Annoyed with where I’m at in my life.

Annoyed with the idea of feeling stuck, stagnant, trapped in something I can’t explain.

Annoyed with the overall state of the world.

Annoyed with how I feel in my body.

Annoyed with the people around me.

Ugh, the people.

They’re everywhere. At work. At home. In my family. On the internet. Out in the world.

And they all seem to be irking my last damn nerve.

They have so many needs. They expect me to care. They want to throw their opinions and feelings at me. They want the right reaction or response; they want information or answers. They want. They want. They want.

And yet, even when I think I’m providing what they want, they have complaints and grumbles and reasons why it’s not enough or too much.

Which is, well, annoying.

About two weeks ago, I found myself crying daily and feeling particularly sensitive, but in a way that didn’t even seem to make sense to me. I knew I was frustrated. I knew I was overwhelmed. I knew I was borderline enraged. But seriously, why all the damn tears? Over the tiniest of issues? Why?

It was on my drive to the Jersey Shore to vacation with my family, after a few days of aggravation both with my job and my personal relationships, that I decided I was done being annoyed.

I didn’t like the way it felt in my body. The tightness in my chest. The low, depressive energy that kept me from wanting to work out. The pull in my gut, or maybe my brain, that made me reach for sugar instead of anything remotely healthy. The longing for sleep, whether it was 9 a.m. or 9 p.m. The desire to hide in my bathroom until I felt I could face the world again.

Somewhere between Delaware and the Jersey Turnpike, something shifted. I stopped blaming everyone else for annoying me. I stopped blaming my circumstances or the people around me for how I was feeling. I stopped believing that how I felt was outside my control.

Are people annoying? Oh my fucking God, yes.
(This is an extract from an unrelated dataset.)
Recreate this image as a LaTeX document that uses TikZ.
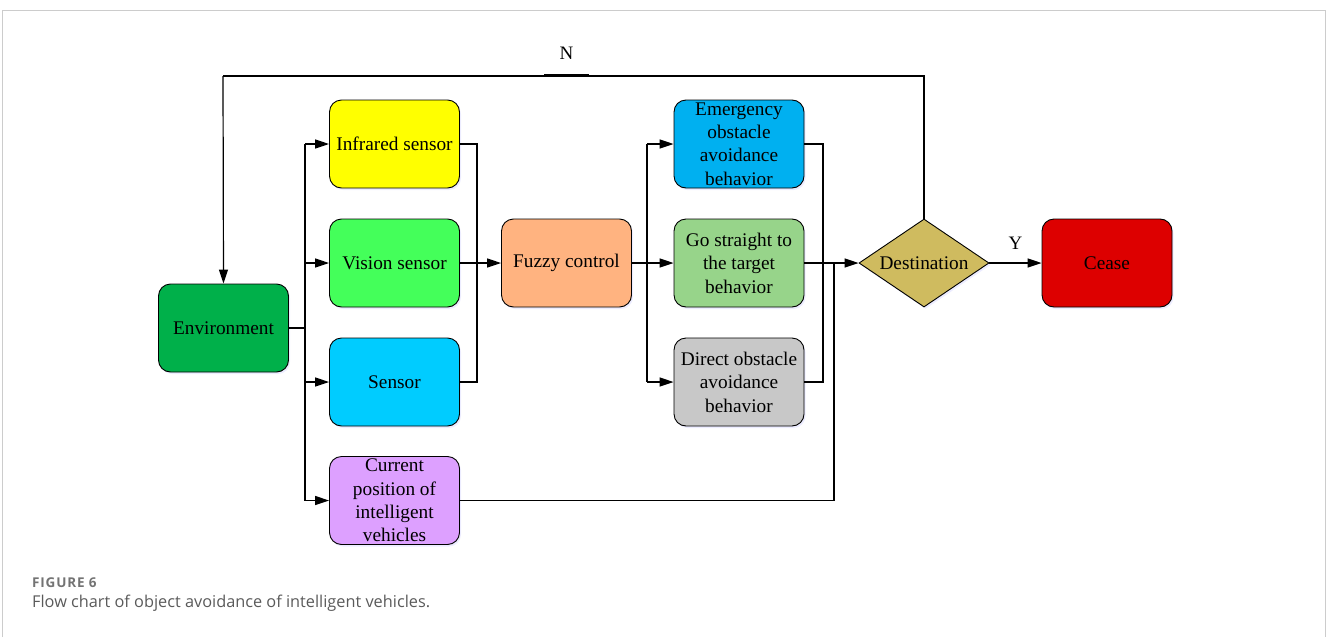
\documentclass[tikz,border=0pt]{standalone}
\usepackage{fontspec}
\setmainfont{Liberation Serif}
\newfontfamily\capfont{Open Sans}
\newfontfamily\figfont[LetterSpace=6]{Open Sans}
\usetikzlibrary{arrows.meta,shapes.geometric,shadows}
\definecolor{cEnv}{HTML}{00B04A}
\definecolor{cInf}{HTML}{FFFF00}
\definecolor{cVis}{HTML}{44FF5A}
\definecolor{cSen}{HTML}{00CCFF}
\definecolor{cCur}{HTML}{DDA0FF}
\definecolor{cFuz}{HTML}{FFB380}
\definecolor{cEme}{HTML}{00B0F0}
\definecolor{cGo}{HTML}{97D48A}
\definecolor{cDir}{HTML}{C8C8C8}
\definecolor{cDes}{HTML}{CFBB5F}
\definecolor{cCea}{HTML}{DD0000}
\definecolor{cFrame}{HTML}{CCCCCC}
\definecolor{cCap}{HTML}{5A5A5A}
\tikzset{
  box/.style={draw=black, line width=0.9pt, rounded corners=12pt, minimum width=130pt, minimum height=88pt,
    inner sep=0pt, align=center, font=\fontsize{19.3}{23.4}\selectfont,
    drop shadow={shadow xshift=1.5pt, shadow yshift=-2pt, fill=blue!12, opacity=0.6}},
  dest/.style={draw=black, line width=0.9pt, shape=diamond, aspect=1.477, minimum width=130pt, minimum height=88pt,
    inner sep=0pt, align=center, font=\fontsize{19.3}{23.4}\selectfont, fill=cDes,
    drop shadow={shadow xshift=1.5pt, shadow yshift=-2pt, fill=blue!12, opacity=0.6}},
  conn/.style={line width=1.2pt, draw=black},
  arr/.style={conn, -{Triangle[length=14pt,width=9pt]}},
  lbl/.style={font=\fontsize{19}{22}\selectfont}
}
\begin{document}
\begin{tikzpicture}[x=1pt,y=-1pt]
\useasboundingbox (0,0) rectangle (1327,637);
% frame
\draw[cFrame, line width=1pt] (2,637) -- (2,10) -- (1325,10) -- (1325,637);
% nodes
\node[box, fill=cEnv] (env) at (223.5,328) {Environment};
\node[box, fill=cInf] (inf) at (394.5,144) {Infrared sensor};
\node[box, fill=cVis] (vis) at (394.5,263) {Vision sensor};
\node[box, fill=cSen] (sen) at (394.5,382) {Sensor};
\node[box, fill=cCur] (cur) at (394.5,500.5) {Current\\position of\\intelligent\\vehicles};
\node[box, fill=cFuz] (fuz) at (566.5,263) {Fuzzy control};
\node[box, fill=cEme] (eme) at (739,144) {Emergency\\obstacle\\avoidance\\behavior};
\node[box, fill=cGo] (go) at (739,263) {Go straight to\\the target\\behavior};
\node[box, fill=cDir] (dir) at (739,382) {Direct obstacle\\avoidance\\behavior};
\node[dest] (des) at (924,263) {Destination};
\node[box, fill=cCea] (cea) at (1107,263) {Cease};
% coordinates
\coordinate (b1) at (305,328);
\coordinate (b2) at (477,263);
\coordinate (b3) at (647,263);
\coordinate (b4) at (823,263);
\coordinate (b5) at (834,263);
\coordinate (tl) at (223,76);
\coordinate (tr) at (924,76);
% env to sensors
\draw[conn] (env.east) -- (b1);
\draw[conn] (b1 |- inf.west) -- (b1 |- cur.west);
\draw[arr] (b1 |- inf.west) -- (inf.west);
\draw[arr] (b1 |- vis.west) -- (vis.west);
\draw[arr] (b1 |- sen.west) -- (sen.west);
\draw[arr] (b1 |- cur.west) -- (cur.west);
% sensors to fuzzy
\draw[conn] (inf.east) -- (b2 |- inf.east) -- (b2 |- sen.east) -- (sen.east);
\draw[arr] (vis.east) -- (fuz.west);
% fuzzy to behaviors
\draw[conn] (fuz.east) -- (b3);
\draw[conn] (b3 |- eme.west) -- (b3 |- dir.west);
\draw[arr] (b3 |- eme.west) -- (eme.west);
\draw[arr] (b3 |- go.west) -- (go.west);
\draw[arr] (b3 |- dir.west) -- (dir.west);
% behaviors to destination
\draw[conn] (eme.east) -- (b4 |- eme.east) -- (b4 |- dir.east) -- (dir.east);
\draw[arr] (go.east) -- (des.west);
\draw[conn] (cur.east) -- (b5 |- cur.east) -- (b5);
% decision
\draw[arr] (des.east) -- node[lbl, above=10pt] {Y} (cea.west);
\draw[conn] (des.north) -- (tr) -- (tl);
\draw[arr] (tl) -- (env.north);
\draw[line width=3pt] (544,75.5) -- (589,75.5);
\node[lbl] (nlab) at (566.5,53) {N};
% caption
\node[anchor=base west, inner sep=0pt, text=cCap!85, font=\figfont\bfseries\fontsize{13.5}{15}\selectfont] (fig) at (32,587) {FIGURE 6};
\node[anchor=base west, inner sep=0pt, text=cCap, font=\capfont\fontsize{16.3}{19}\selectfont] (cap) at (32,607) {Flow chart of object avoidance of intelligent vehicles.};
\end{tikzpicture}
\end{document}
But I realized that I don’t have to R.S.V.P. to every drama I’m invited to.

I tend to walk through the world as a fixer. Sometimes because it feels innate to me; I want to help others and see them succeed. But other times because it feels like a responsibility that I’ve had since before I can remember. I’ve always been the one who keeps the peace, who offers advice, who shows up for everyone else.

That doesn’t seem to be working for me anymore. And honestly, I don’t think it ever really has. So I’ve decided to change my approach:

If people have needs, they can find ways to meet them. If I’m able to help, without it being detrimental to my sanity, I’m happy to.

If people have feelings they want to share, they’re more than welcome to reach out. If I’m able to offer them space, without it overwhelming my own emotional state, I’m happy to.

If people want information or answers, they can scour the internet or books or whatever resources are available to them. If I’m able to assist, without it costing me the time and energy I’ve set aside to accomplish my own to-dos, I’m happy to.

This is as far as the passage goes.